◆ THE REQUEST ◆
Restate exactly the lines that run from the start of the records below to the line containing "const pair = (xs, ys)", counting both ends, and nothing else; pictures stay out.

╭─ THE INPUT

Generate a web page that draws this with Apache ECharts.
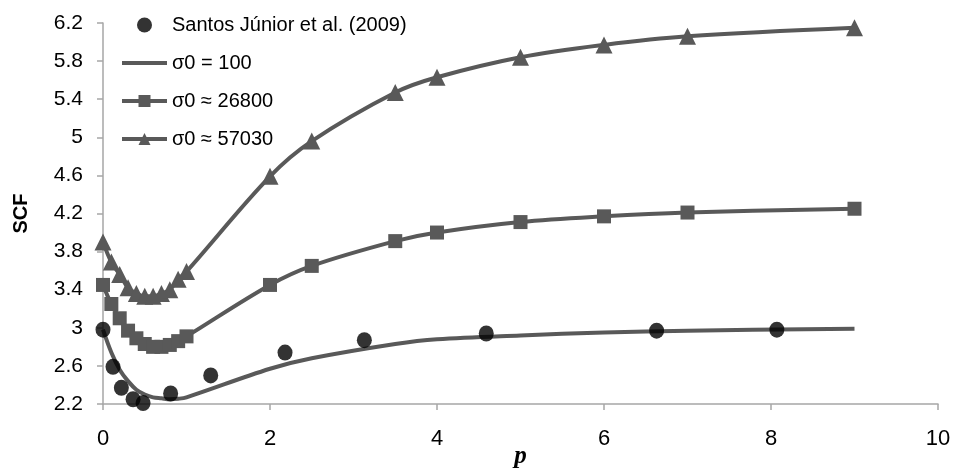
<!DOCTYPE html>
<html>
<head>
<meta charset="utf-8">
<script src="https://cdn.jsdelivr.net/npm/echarts@6/dist/echarts.min.js"></script>
<style>
  html, body { margin: 0; padding: 0; background: #fff; }
  #chart { width: 956px; height: 468px; }
</style>
</head>
<body>
<div id="chart"></div>
<script>
// Stress concentration factor (SCF) versus p
const seriesNames = ['Santos Júnior et al. (2009)', 'σ0 = 100', 'σ0 ≈ 26800', 'σ0 ≈ 57030'];

// Experimental points (Santos Júnior et al., 2009)
const expP   = [0, 0.12, 0.22, 0.36, 0.48, 0.81, 1.29, 2.18, 3.13, 4.59, 6.63, 8.07];
const expSCF = [2.98, 2.59, 2.37, 2.25, 2.21, 2.31, 2.50, 2.74, 2.87, 2.94, 2.97, 2.98];

// Model curves share the same p grid
const modelP      = [0, 0.1, 0.2, 0.3, 0.4, 0.5, 0.6, 0.7, 0.8, 0.9, 1.0, 2, 2.5, 3.5, 4, 5, 6, 7, 9];
const scf100      = [2.98, 2.74, 2.56, 2.44, 2.35, 2.30, 2.27, 2.26, 2.25, 2.255, 2.27, 2.57, 2.68, 2.83, 2.88, 2.92, 2.95, 2.97, 2.99];
const scf26800    = [3.45, 3.25, 3.10, 2.97, 2.89, 2.83, 2.80, 2.80, 2.82, 2.86, 2.91, 3.45, 3.65, 3.91, 4.00, 4.11, 4.17, 4.21, 4.25];
const scf57030    = [3.90, 3.69, 3.56, 3.42, 3.36, 3.33, 3.33, 3.36, 3.40, 3.51, 3.59, 4.59, 4.96, 5.47, 5.63, 5.84, 5.97, 6.06, 6.15];

const xTicks = { min: 0, max: 10, step: 2 };
const yTicks = { min: 2.2, max: 6.2, step: 0.4 };

const pair = (xs, ys) => xs.map((x, i) => [x, ys[i]]);

const lineColor = '#595959';
const axisColor = '#a6a6a6';
const sansFont = '"Liberation Sans", Arial, sans-serif';

const chart = echarts.init(document.getElementById('chart'), null, { renderer: 'canvas' });

const lineSeries = (name, values, symbol, size) => ({
  name: name,
  type: 'line',
  data: pair(modelP, values),
  smooth: 0.35,
  symbol: symbol,
  symbolSize: size,
  showSymbol: symbol !== 'none',
  lineStyle: { color: lineColor, width: 4 },
  itemStyle: { color: lineColor },
  z: 2
});

chart.setOption({
  animation: false,
  backgroundColor: '#fff',
  grid: { left: 103, right: 18, top: 23, bottom: 64, containLabel: false, outerBoundsMode: 'none' },
  legend: {
    orient: 'vertical',
    left: 120,
    top: 15,
    padding: 0,
    itemWidth: 45,
    itemHeight: 15,
    itemGap: 18,
    lineStyle: { width: 4, color: lineColor },
    textStyle: { fontFamily: sansFont, fontSize: 20, color: '#000', lineHeight: 20 },
    data: [
      { name: seriesNames[0] },
      { name: seriesNames[1], itemStyle: { opacity: 0 } },
      { name: seriesNames[2] },
      { name: seriesNames[3] }
    ]
  },
  xAxis: {
    type: 'value',
    min: xTicks.min,
    max: xTicks.max,
    interval: xTicks.step,
    name: 'p',
    nameLocation: 'middle',
    nameGap: 40,
    nameMoveOverlap: false,
    nameTextStyle: { fontFamily: '"Liberation Serif", "Times New Roman", serif', fontStyle: 'italic', fontWeight: 'bold', fontSize: 25, color: '#000' },
    axisLine: { show: true, lineStyle: { color: axisColor, width: 1.5 } },
    axisTick: { show: true, inside: false, length: 6, lineStyle: { color: axisColor, width: 1.5 } },
    axisLabel: { margin: 24, fontFamily: '"Liberation Sans Narrow", "Liberation Sans", Arial, sans-serif', fontSize: 22, color: '#000' },
    splitLine: { show: false }
  },
  yAxis: {
    type: 'value',
    min: yTicks.min,
    max: yTicks.max,
    interval: yTicks.step,
    name: 'SCF',
    nameLocation: 'middle',
    nameGap: 72,
    nameMoveOverlap: false,
    nameRotate: 90,
    nameTextStyle: { fontFamily: sansFont, fontWeight: 'bold', fontSize: 20, color: '#000' },
    axisLine: { show: true, lineStyle: { color: axisColor, width: 1.5 } },
    axisTick: { show: true, inside: false, length: 6, lineStyle: { color: axisColor, width: 1.5 } },
    axisLabel: {
      margin: 20,
      fontFamily: sansFont,
      fontSize: 21,
      color: '#000',
      formatter: v => String(parseFloat(v.toFixed(1)))
    },
    splitLine: { show: false }
  },
  series: [
    {
      name: seriesNames[0],
      type: 'scatter',
      data: pair(expP, expSCF),
      symbol: 'circle',
      symbolSize: [15, 16],
      itemStyle: { color: '#000' },
      z: 5
    },
    lineSeries(seriesNames[1], scf100, 'none', 0),
    lineSeries(seriesNames[2], scf26800, 'rect', 14),
    lineSeries(seriesNames[3], scf57030, 'triangle', 17)
  ]
});
</script>
</body>
</html>
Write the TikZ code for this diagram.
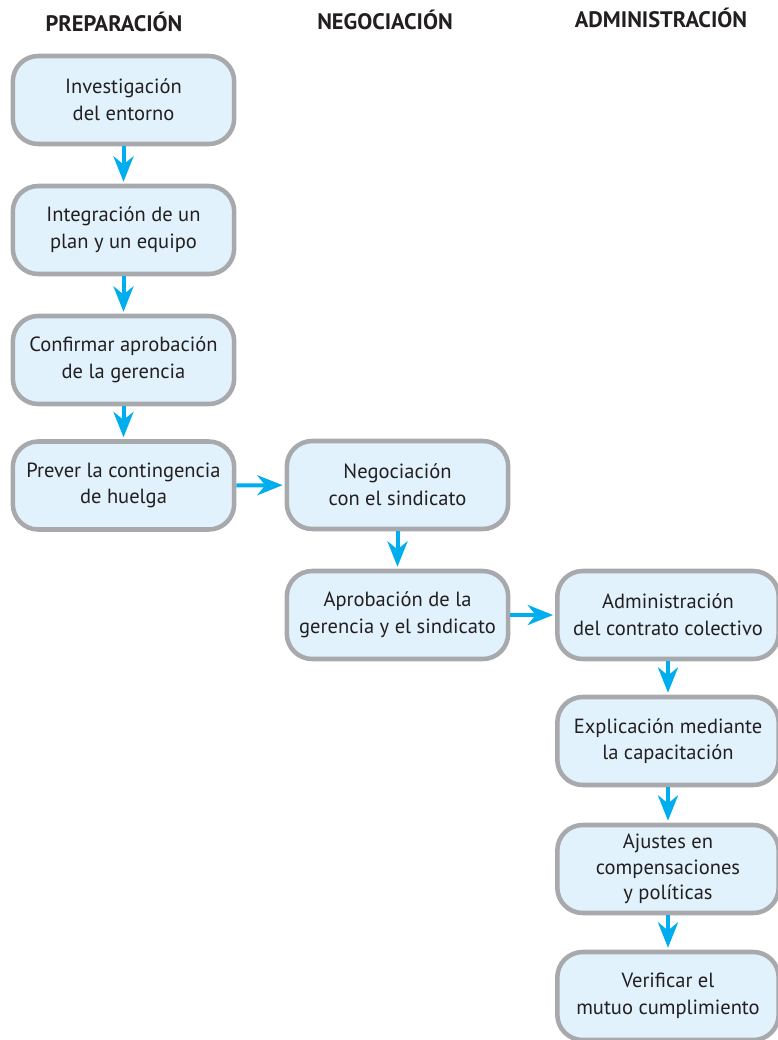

╰─

◆ EXERCISE SOLUTION ◆
Generate a web page that draws this with Apache ECharts.
<!DOCTYPE html>
<html>
<head>
<meta charset="utf-8">
<script src="https://cdn.jsdelivr.net/npm/echarts@6/dist/echarts.min.js"></script>
<style>
  html, body { margin: 0; padding: 0; background: #fff; }
  #chart { width: 956px; height: 468px; }
</style>
</head>
<body>
<div id="chart"></div>
<script>
// Stress concentration factor (SCF) versus p
const seriesNames = ['Santos Júnior et al. (2009)', 'σ0 = 100', 'σ0 ≈ 26800', 'σ0 ≈ 57030'];

// Experimental points (Santos Júnior et al., 2009)
const expP   = [0, 0.12, 0.22, 0.36, 0.48, 0.81, 1.29, 2.18, 3.13, 4.59, 6.63, 8.07];
const expSCF = [2.98, 2.59, 2.37, 2.25, 2.21, 2.31, 2.50, 2.74, 2.87, 2.94, 2.97, 2.98];

// Model curves share the same p grid
const modelP      = [0, 0.1, 0.2, 0.3, 0.4, 0.5, 0.6, 0.7, 0.8, 0.9, 1.0, 2, 2.5, 3.5, 4, 5, 6, 7, 9];
const scf100      = [2.98, 2.74, 2.56, 2.44, 2.35, 2.30, 2.27, 2.26, 2.25, 2.255, 2.27, 2.57, 2.68, 2.83, 2.88, 2.92, 2.95, 2.97, 2.99];
const scf26800    = [3.45, 3.25, 3.10, 2.97, 2.89, 2.83, 2.80, 2.80, 2.82, 2.86, 2.91, 3.45, 3.65, 3.91, 4.00, 4.11, 4.17, 4.21, 4.25];
const scf57030    = [3.90, 3.69, 3.56, 3.42, 3.36, 3.33, 3.33, 3.36, 3.40, 3.51, 3.59, 4.59, 4.96, 5.47, 5.63, 5.84, 5.97, 6.06, 6.15];

const xTicks = { min: 0, max: 10, step: 2 };
const yTicks = { min: 2.2, max: 6.2, step: 0.4 };

const pair = (xs, ys) => xs.map((x, i) => [x, ys[i]]);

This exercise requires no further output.